»»
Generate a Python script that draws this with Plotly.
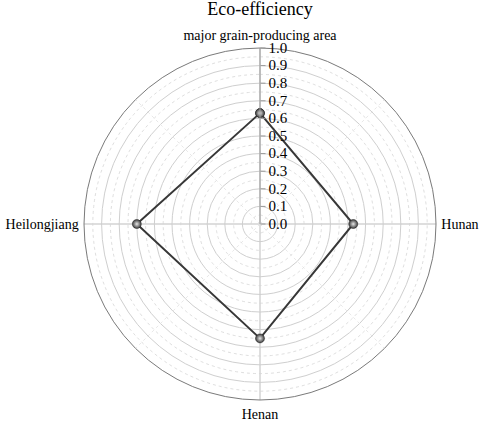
««
»»
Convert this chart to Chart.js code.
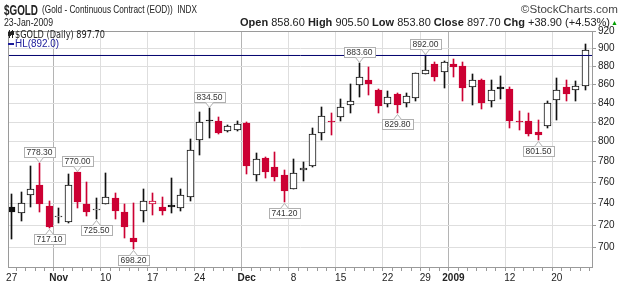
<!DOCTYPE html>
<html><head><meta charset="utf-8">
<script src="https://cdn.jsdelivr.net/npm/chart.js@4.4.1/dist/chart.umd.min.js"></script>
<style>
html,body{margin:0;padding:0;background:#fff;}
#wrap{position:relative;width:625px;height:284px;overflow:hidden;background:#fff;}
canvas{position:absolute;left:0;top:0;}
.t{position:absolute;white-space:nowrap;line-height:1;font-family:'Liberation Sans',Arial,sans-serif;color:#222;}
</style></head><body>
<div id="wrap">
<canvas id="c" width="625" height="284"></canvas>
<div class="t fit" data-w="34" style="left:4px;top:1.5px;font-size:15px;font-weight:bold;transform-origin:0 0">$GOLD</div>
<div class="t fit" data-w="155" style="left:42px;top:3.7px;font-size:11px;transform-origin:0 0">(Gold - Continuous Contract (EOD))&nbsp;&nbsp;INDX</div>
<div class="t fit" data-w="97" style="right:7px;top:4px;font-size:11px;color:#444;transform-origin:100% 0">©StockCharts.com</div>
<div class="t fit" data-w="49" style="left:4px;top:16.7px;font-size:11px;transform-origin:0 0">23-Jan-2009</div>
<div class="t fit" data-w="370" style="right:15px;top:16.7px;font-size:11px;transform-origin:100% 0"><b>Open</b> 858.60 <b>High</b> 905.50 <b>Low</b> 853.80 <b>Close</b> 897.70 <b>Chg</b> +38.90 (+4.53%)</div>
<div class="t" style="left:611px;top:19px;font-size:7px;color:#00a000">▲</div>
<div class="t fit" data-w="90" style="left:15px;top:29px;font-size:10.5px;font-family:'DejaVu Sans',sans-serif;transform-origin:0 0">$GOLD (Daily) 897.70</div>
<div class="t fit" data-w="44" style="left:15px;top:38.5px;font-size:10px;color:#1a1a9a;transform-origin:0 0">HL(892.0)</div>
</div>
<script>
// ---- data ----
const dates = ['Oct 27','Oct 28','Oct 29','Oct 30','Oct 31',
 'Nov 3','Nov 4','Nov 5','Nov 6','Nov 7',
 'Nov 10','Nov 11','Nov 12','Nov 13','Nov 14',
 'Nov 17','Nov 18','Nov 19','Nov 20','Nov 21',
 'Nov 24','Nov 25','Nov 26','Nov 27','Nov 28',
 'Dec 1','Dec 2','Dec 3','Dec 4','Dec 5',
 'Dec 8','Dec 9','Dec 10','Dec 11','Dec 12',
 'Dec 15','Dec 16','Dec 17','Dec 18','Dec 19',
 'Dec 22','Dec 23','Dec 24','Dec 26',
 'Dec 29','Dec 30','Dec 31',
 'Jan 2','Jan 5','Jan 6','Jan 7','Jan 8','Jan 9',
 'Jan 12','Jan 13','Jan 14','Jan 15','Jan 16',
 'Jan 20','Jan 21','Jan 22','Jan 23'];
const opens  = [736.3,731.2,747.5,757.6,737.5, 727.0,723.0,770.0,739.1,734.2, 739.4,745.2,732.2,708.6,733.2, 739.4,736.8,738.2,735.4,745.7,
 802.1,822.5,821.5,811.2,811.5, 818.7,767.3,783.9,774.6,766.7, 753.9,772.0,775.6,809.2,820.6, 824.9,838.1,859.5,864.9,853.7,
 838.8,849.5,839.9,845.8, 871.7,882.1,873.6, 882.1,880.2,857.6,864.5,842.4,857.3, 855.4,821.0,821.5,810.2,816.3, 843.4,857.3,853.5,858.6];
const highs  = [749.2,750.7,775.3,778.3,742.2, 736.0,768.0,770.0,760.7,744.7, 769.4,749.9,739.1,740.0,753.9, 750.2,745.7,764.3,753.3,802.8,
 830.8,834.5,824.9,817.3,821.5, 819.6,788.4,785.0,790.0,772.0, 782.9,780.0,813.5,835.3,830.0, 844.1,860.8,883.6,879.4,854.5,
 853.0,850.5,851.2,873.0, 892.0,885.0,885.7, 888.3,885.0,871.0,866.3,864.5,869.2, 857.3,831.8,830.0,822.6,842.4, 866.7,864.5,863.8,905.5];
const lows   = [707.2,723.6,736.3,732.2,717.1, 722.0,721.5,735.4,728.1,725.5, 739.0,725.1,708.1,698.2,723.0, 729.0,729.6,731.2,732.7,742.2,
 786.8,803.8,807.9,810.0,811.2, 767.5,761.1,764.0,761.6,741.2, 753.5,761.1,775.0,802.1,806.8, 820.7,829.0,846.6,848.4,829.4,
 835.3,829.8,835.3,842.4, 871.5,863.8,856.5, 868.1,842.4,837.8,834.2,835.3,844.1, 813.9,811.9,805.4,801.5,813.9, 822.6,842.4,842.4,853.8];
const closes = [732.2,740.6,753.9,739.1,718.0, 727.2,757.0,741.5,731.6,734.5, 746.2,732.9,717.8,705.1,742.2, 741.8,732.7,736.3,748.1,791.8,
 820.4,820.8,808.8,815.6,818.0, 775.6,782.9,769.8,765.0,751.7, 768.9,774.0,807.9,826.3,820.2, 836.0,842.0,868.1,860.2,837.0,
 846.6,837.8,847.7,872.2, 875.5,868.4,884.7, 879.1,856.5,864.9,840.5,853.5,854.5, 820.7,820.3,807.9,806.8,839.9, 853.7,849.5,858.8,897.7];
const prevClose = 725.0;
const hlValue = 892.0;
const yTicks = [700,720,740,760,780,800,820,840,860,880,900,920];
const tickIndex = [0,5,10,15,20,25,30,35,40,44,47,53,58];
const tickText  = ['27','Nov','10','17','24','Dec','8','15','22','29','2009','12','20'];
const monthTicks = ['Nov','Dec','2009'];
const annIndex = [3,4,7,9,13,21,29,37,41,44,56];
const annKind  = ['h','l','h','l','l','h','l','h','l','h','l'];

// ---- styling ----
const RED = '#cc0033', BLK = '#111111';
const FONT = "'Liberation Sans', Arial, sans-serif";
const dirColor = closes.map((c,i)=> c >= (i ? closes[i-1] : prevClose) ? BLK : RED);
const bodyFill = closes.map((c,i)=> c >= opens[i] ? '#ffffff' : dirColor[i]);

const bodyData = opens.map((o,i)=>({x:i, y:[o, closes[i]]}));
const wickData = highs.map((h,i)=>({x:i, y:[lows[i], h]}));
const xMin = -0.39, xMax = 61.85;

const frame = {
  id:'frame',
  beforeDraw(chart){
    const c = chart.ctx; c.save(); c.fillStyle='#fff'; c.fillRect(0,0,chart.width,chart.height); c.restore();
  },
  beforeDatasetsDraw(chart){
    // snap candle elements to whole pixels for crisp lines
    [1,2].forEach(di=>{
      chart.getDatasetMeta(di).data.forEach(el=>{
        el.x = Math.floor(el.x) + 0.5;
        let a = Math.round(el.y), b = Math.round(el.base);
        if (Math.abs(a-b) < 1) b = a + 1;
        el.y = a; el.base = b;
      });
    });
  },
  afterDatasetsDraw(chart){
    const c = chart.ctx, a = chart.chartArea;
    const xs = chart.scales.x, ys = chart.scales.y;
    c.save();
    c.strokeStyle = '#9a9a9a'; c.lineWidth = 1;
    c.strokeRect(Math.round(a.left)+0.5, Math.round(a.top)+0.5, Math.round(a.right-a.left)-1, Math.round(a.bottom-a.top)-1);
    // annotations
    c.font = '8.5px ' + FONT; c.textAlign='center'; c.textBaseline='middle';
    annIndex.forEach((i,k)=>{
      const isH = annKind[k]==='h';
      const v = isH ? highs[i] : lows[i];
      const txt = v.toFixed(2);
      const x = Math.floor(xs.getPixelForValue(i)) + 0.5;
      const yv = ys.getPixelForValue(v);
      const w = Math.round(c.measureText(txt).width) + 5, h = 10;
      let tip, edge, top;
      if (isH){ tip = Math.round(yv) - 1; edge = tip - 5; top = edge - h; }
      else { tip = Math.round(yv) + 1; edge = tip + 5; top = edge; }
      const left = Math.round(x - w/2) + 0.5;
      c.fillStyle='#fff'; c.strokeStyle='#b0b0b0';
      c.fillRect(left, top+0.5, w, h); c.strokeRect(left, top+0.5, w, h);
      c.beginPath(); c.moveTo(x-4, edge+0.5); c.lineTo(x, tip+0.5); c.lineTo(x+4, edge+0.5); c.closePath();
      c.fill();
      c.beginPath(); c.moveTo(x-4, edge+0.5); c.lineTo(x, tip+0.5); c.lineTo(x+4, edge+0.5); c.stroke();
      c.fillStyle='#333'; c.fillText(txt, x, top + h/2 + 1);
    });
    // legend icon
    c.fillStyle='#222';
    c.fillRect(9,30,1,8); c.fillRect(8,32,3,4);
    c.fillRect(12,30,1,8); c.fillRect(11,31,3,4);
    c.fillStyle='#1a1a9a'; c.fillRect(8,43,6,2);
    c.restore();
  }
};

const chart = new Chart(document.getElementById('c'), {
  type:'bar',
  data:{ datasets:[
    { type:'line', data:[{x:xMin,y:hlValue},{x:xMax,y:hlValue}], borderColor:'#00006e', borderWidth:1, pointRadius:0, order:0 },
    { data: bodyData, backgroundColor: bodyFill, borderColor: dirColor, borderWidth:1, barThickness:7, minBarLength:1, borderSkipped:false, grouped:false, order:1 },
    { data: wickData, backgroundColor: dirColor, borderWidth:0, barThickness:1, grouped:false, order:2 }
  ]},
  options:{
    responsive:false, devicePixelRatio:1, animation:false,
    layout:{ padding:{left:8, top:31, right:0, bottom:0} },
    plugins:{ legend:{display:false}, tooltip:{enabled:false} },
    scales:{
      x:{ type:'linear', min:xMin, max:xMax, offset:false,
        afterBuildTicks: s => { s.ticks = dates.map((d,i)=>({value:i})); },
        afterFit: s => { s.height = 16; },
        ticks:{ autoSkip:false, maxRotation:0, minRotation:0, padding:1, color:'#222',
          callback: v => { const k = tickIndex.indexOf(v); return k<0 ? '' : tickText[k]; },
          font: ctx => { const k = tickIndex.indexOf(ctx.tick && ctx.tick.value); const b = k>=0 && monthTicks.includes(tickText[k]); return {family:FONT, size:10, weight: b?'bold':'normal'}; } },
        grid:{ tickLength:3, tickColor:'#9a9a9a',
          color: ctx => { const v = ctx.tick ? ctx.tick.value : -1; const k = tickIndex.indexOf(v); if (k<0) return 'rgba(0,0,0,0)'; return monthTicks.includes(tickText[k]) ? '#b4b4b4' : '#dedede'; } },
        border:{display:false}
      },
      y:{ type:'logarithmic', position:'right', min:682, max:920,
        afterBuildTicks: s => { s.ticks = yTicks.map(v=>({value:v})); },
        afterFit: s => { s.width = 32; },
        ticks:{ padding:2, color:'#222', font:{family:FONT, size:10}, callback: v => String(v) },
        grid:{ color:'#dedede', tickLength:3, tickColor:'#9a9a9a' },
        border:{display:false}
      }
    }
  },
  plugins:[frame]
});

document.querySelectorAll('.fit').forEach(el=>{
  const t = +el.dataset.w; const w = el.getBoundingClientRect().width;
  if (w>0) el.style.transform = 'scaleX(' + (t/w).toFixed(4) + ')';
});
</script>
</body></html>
««
#### Exercise instructions
Locate all lines in the listing above with the word "this". Copy them.

#### The result
Generate a Python script that draws this with Plotly.
Convert this chart to Chart.js code.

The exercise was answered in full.